Attorneys for Appellee

Joel A. Larson, Cochise County Legal Defender Bisbee

Attorney for Appellant

VASQUEZ, Presiding Judge.

¶1 Richard Speer appeals from his conviction and sentence for transportation of marijuana for sale having a weight of two pounds or more. He argues the trial court erred by (1) failing to "direct a verdict of acquittal" based on insufficient evidence of the "for sale" element of the offense; (2) refusing to instruct the jury on the lesser-included offenses of possession for sale and simple possession of marijuana; (3) sentencing him for a class two felony when there was no jury finding as to the weight of the marijuana being transported; (4) improperly considering his failure to take responsibility for his actions at sentencing; and (5) imposing a fine in excess of that permitted by law. For the reasons set forth below, we affirm Speer's conviction, but modify his sentence by reducing the fine imposed to the statutory maximum.

Background

¶2 On April 18, 2010, United States Border Patrol Agent Frank Agudio was assigned to work the primary inspection lane of a Border Patrol checkpoint near Willcox. Around 8:30 p.m. a gold Cadillac DeVille pulled up and Agudio became suspicious when the driver, later identified as Speer, "continued to look directly straight ahead" and never made eye contact, even after Agudio greeted him. Agudio's suspicion was further aroused by two cell phones on the front passenger seat. The only other occupants of the vehicle were two small children sitting in the backseat.

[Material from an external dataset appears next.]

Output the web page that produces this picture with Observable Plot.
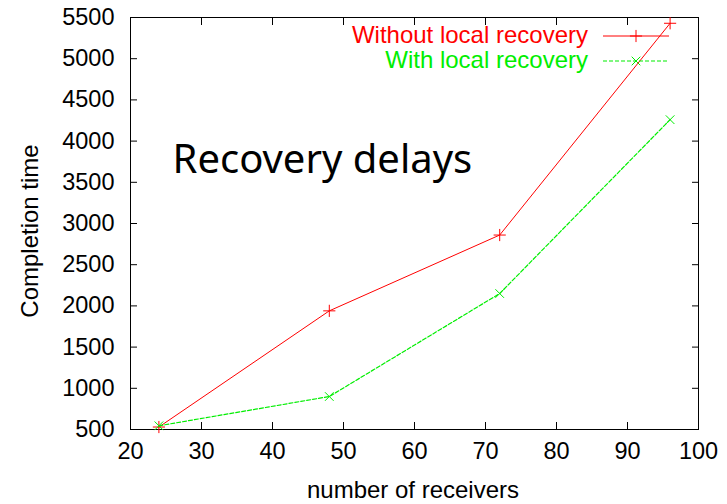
<!DOCTYPE html>
<html>
<head>
<meta charset="utf-8">
<script src="https://cdn.jsdelivr.net/npm/d3@7"></script>
<script src="https://cdn.jsdelivr.net/npm/@observablehq/plot@0.6"></script>
<style>
  body { margin: 0; background: #fff; }
  svg { font-family: "Liberation Sans", Arial, sans-serif; }
</style>
</head>
<body>
<div id="chart"></div>
<script>
const receivers = [24, 48, 72, 96];
const withoutLocal = [530, 1940, 2860, 5430];
const withLocal = [545, 900, 2150, 4260];
const seriesNames = ["Without local recovery", "With local recovery"];
const seriesColors = ["#ff0000", "#00ee00"];
const xTicks = [20, 30, 40, 50, 60, 70, 80, 90, 100];
const yTicks = [500, 1000, 1500, 2000, 2500, 3000, 3500, 4000, 4500, 5000, 5500];
const titleText = ["Recovery delays"];

const dataA = receivers.map((x, i) => ({x, y: withoutLocal[i]}));
const dataB = receivers.map((x, i) => ({x, y: withLocal[i]}));

const W = 727, H = 504;
const mL = 130, mR = 29, mT = 17, mB = 75;
const FS = 24, TFS = 23.5;

const svg = Plot.plot({
  width: W,
  height: H,
  marginLeft: mL,
  marginRight: mR,
  marginTop: mT,
  marginBottom: mB,
  style: {fontFamily: "Liberation Sans, Arial, sans-serif", fontSize: TFS + "px", color: "black", background: "white"},
  x: {domain: [20, 100], ticks: xTicks},
  y: {domain: [500, 5500], ticks: yTicks},
  marks: [
    Plot.frame({stroke: "black", strokeWidth: 1}),
    Plot.axisX({anchor: "bottom", ticks: xTicks, tickSize: 0, tickPadding: 13, label: null, fontSize: TFS, tickFormat: d => String(d)}),
    Plot.axisX({anchor: "bottom", ticks: xTicks, tickSize: -7, text: null, label: null}),
    Plot.axisX({anchor: "top", ticks: xTicks, tickSize: -7, text: null, label: null}),
    Plot.axisY({anchor: "left", ticks: yTicks, tickSize: 0, tickPadding: 16, label: null, fontSize: TFS, tickFormat: d => String(d)}),
    Plot.axisY({anchor: "left", ticks: yTicks, tickSize: -7, text: null, label: null}),
    Plot.axisY({anchor: "right", ticks: yTicks, tickSize: -7, text: null, label: null}),
    Plot.line(dataA, {x: "x", y: "y", stroke: seriesColors[0], strokeWidth: 1}),
    Plot.line(dataB, {x: "x", y: "y", stroke: seriesColors[1], strokeWidth: 1.2, strokeDasharray: "4,2"}),
    Plot.dot(dataA, {x: "x", y: "y", symbol: "plus", r: 4, stroke: seriesColors[0], strokeWidth: 1}),
    Plot.dot(dataB, {x: "x", y: "y", symbol: "times", r: 4, stroke: seriesColors[1], strokeWidth: 1}),
    Plot.text(titleText, {text: d => d, frameAnchor: "top-left", dx: 42, dy: 127, textAnchor: "start", lineAnchor: "top", fontSize: 40, fontFamily: "Noto Sans, sans-serif", fill: "black"})
  ]
});

// Axis labels and legend (key) drawn in pixel space
const s = d3.select(svg);
s.append("text")
  .attr("x", 413)
  .attr("y", 498)
  .attr("text-anchor", "middle")
  .attr("font-size", FS)
  .attr("fill", "black")
  .text("number of receivers");
s.append("text")
  .attr("transform", `translate(38,231) rotate(-90)`)
  .attr("text-anchor", "middle")
  .attr("font-size", FS)
  .attr("fill", "black")
  .text("Completion time");

const legendYs = [36, 61];
const symbols = [d3.symbolPlus, d3.symbolTimes];
seriesNames.forEach((name, i) => {
  const y = legendYs[i];
  s.append("text")
    .attr("x", 588)
    .attr("y", y + 7)
    .attr("text-anchor", "end")
    .attr("font-size", FS)
    .attr("fill", seriesColors[i])
    .text(name);
  s.append("line")
    .attr("x1", 603).attr("x2", 669)
    .attr("y1", y).attr("y2", y)
    .attr("stroke", seriesColors[i])
    .attr("stroke-width", i === 0 ? 1 : 1.2)
    .attr("stroke-dasharray", i === 0 ? null : "4,2");
  s.append("path")
    .attr("transform", `translate(636,${y})`)
    .attr("d", d3.symbol(symbols[i], 50)())
    .attr("fill", "none")
    .attr("stroke", seriesColors[i]);
});

document.getElementById("chart").appendChild(svg);
</script>
</body>
</html>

¶3 Agudio asked for permission to search the trunk and Speer consented. When Speer opened the trunk, Agudio noticed a strong odor of marijuana and saw two large plastic trash bags that appeared to be full sitting inside. Canine Officer James Cowper informed Agudio that his dog had alerted to an odor of narcotics coming fromthe vehicle. Agudio and Cowper searched the trash bags and found twenty-two cellophane-wrapped "bricks" and one wrapped "bundle" of marijuana. Speer and the vehicle then were transported to the Willcox Border Patrol station where it was determined that Speer was the registered owner of the car and that the marijuana found in the trunk weighed 79.5 pounds. A later inspection under the hood of the Cadillac revealed two jars containing an additional 1.1 pounds of marijuana wrapped in a pink towel.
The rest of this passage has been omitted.